Written task:
Leave the pictures out and retype the lines from the beginning through the line with "const endMonth = new Date(2016, 9, 1);", both ends included.

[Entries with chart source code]
==========

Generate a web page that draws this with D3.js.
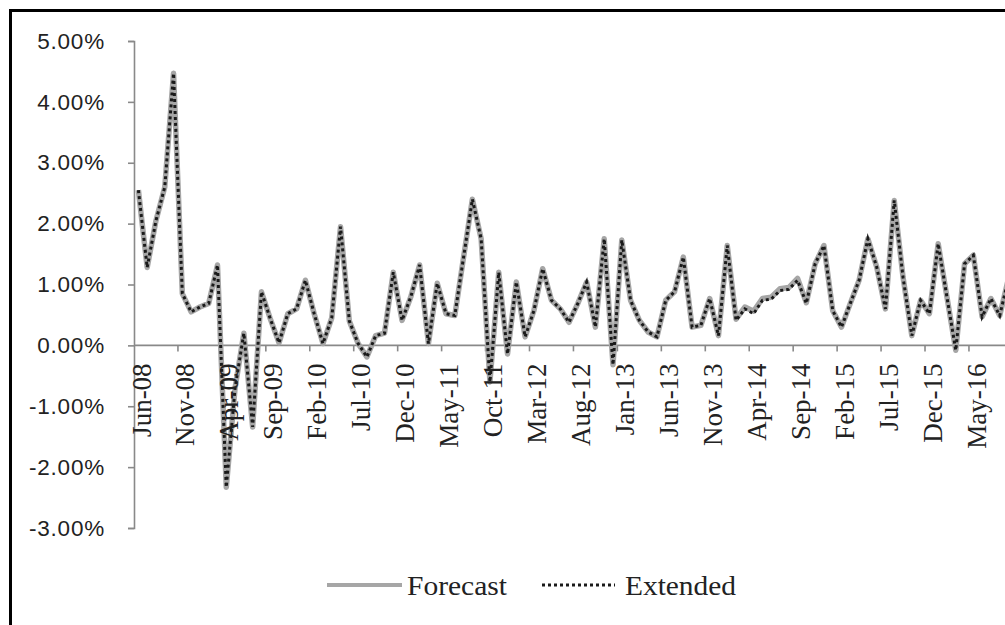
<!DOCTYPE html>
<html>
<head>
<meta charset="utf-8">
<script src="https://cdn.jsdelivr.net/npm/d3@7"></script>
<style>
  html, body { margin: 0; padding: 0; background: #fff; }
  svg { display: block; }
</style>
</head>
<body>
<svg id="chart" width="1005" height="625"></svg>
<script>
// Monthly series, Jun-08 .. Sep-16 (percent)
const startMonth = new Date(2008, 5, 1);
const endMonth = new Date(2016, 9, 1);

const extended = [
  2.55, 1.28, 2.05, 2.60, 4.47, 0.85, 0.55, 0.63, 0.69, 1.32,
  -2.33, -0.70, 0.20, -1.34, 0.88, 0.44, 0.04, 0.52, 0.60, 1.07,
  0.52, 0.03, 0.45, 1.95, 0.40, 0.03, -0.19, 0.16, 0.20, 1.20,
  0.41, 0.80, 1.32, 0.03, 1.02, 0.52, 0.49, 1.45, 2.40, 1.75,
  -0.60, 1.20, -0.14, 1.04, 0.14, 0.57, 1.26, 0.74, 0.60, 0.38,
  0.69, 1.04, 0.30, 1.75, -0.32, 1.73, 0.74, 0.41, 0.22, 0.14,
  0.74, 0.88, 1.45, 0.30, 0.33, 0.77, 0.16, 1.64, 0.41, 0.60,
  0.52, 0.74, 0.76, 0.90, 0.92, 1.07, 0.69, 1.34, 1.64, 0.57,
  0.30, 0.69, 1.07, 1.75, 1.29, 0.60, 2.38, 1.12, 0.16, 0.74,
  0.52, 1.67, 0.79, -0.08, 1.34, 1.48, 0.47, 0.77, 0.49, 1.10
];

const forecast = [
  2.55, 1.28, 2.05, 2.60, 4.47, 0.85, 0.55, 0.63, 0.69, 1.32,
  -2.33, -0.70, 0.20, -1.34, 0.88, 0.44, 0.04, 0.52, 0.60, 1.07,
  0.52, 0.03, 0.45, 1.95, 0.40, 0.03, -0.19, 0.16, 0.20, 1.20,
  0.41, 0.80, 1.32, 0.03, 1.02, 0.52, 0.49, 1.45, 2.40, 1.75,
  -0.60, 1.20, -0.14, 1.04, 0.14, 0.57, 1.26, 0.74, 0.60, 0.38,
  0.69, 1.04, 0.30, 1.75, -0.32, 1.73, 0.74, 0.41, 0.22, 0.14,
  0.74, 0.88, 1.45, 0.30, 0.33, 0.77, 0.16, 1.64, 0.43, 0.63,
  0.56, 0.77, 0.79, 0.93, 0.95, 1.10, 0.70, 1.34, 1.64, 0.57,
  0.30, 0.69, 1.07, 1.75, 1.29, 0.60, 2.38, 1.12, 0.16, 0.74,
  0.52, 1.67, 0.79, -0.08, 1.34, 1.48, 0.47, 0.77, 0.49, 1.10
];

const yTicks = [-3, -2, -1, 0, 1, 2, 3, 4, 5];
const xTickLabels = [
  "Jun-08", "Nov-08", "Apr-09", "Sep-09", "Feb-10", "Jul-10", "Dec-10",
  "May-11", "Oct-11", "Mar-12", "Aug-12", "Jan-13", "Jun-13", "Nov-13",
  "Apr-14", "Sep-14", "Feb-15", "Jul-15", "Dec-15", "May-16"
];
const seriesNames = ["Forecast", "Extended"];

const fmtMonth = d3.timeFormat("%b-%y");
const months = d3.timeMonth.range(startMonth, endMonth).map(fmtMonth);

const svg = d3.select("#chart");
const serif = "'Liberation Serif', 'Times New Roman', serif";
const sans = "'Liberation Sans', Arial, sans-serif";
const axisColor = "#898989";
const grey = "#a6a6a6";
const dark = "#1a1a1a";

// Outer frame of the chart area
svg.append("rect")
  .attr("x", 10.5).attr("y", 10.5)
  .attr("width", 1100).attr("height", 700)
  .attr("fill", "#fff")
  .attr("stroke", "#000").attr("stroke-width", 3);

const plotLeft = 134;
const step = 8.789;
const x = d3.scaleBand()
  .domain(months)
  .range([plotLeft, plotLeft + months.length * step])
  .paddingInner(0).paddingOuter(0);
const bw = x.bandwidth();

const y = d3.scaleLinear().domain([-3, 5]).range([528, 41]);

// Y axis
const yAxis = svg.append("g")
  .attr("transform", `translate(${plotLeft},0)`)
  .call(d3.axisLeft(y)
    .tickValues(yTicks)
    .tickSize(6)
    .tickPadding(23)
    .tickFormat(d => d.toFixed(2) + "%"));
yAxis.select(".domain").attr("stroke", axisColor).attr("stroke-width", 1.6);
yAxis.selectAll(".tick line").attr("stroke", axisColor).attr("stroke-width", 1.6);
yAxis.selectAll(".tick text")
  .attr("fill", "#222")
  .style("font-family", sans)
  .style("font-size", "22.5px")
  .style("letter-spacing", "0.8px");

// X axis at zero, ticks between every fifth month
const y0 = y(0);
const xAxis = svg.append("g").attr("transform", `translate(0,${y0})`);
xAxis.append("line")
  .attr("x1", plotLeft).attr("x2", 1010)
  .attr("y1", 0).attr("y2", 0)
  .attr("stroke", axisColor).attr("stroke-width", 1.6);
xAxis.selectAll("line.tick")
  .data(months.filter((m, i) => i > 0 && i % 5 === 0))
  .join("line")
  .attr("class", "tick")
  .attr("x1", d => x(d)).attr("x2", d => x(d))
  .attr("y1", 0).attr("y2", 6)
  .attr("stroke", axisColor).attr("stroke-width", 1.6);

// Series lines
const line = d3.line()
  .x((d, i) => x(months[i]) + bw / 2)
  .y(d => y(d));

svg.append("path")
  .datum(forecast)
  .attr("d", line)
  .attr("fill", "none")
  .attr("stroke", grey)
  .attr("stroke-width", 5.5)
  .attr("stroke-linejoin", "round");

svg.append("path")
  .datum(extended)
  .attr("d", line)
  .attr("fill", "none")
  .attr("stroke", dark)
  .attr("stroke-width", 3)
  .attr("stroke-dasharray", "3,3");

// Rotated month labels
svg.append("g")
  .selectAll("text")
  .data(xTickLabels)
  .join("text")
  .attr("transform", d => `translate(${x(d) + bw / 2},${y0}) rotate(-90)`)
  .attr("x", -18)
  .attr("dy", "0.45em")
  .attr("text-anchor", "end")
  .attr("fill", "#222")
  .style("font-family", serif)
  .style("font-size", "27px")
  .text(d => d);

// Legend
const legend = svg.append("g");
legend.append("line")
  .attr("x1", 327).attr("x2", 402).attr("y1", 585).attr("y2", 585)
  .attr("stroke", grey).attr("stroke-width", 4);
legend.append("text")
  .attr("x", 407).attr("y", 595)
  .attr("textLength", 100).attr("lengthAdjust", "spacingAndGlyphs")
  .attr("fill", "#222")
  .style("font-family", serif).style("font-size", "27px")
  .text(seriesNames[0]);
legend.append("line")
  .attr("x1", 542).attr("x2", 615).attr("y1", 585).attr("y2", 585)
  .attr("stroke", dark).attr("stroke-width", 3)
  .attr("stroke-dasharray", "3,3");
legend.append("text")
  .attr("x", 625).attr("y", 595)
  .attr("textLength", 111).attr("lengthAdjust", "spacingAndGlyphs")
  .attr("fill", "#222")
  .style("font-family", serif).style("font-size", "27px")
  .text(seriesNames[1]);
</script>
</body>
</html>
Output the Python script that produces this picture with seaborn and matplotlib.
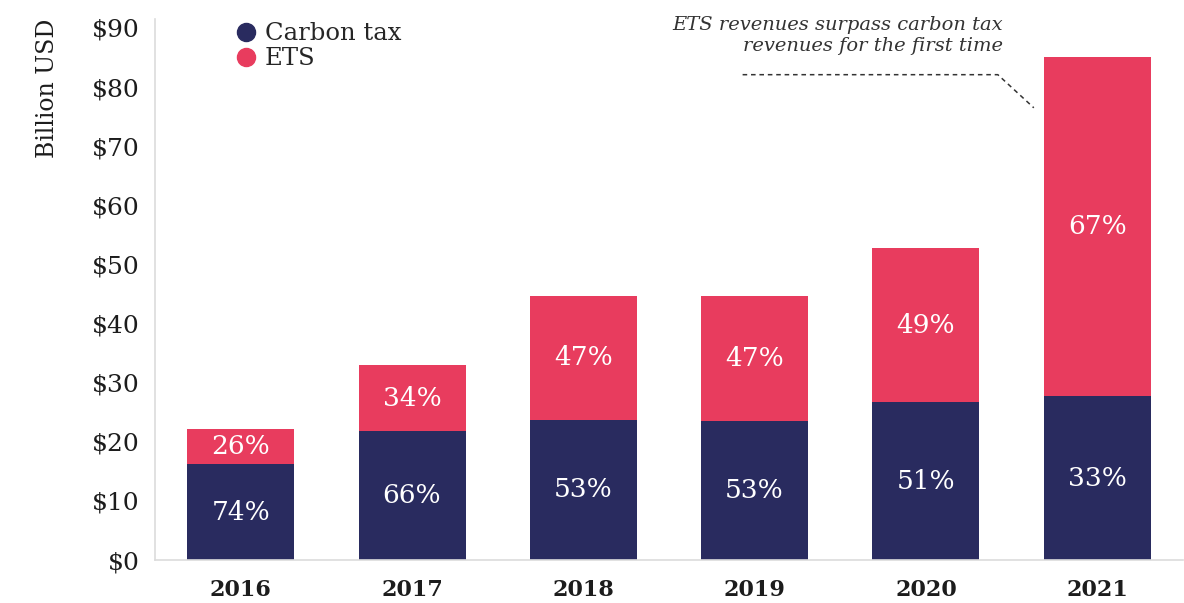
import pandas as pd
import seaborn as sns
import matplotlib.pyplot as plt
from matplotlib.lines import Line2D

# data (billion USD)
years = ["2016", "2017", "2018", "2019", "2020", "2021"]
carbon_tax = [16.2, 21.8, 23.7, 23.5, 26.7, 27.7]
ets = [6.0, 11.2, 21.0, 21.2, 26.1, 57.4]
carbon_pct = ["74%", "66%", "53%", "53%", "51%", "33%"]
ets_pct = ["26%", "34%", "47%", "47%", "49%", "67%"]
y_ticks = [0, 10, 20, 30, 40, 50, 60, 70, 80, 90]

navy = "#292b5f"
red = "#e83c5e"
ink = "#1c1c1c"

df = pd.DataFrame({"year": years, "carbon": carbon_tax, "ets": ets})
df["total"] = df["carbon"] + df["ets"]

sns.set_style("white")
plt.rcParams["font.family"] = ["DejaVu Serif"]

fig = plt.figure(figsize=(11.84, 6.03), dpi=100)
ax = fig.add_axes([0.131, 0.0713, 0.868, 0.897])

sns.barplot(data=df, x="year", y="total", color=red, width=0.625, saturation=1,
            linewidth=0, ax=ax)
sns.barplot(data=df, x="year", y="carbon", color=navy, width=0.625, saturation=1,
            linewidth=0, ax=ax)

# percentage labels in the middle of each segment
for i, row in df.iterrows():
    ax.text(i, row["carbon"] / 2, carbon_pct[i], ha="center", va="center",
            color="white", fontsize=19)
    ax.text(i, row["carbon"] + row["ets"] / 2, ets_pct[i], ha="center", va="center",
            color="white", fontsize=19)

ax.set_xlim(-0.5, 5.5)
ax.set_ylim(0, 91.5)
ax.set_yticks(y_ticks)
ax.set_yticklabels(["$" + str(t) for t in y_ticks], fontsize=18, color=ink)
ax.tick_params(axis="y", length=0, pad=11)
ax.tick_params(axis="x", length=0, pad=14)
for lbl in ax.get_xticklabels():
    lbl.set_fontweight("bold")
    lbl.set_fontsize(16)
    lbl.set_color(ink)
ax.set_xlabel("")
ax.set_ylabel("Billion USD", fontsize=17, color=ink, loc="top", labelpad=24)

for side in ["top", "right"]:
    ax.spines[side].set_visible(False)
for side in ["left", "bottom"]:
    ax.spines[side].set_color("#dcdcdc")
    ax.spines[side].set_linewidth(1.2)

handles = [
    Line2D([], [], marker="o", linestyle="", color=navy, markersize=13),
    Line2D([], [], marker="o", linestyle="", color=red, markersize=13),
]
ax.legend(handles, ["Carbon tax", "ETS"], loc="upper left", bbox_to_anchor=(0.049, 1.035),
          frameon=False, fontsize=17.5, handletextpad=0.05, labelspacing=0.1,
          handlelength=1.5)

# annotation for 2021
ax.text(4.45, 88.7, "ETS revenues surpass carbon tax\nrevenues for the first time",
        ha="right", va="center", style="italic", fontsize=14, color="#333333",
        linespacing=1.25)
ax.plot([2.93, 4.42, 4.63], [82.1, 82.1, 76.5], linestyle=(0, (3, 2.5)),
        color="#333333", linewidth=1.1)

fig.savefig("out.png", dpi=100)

==========

Answer to the problem:
Generate a web page that draws this with D3.js.
<!DOCTYPE html>
<html>
<head>
<meta charset="utf-8">
<script src="https://cdn.jsdelivr.net/npm/d3@7"></script>
<style>
  html, body { margin: 0; padding: 0; background: #fff; }
  svg { display: block; }
</style>
</head>
<body>
<svg id="chart" width="1005" height="625"></svg>
<script>
// Monthly series, Jun-08 .. Sep-16 (percent)
const startMonth = new Date(2008, 5, 1);
const endMonth = new Date(2016, 9, 1);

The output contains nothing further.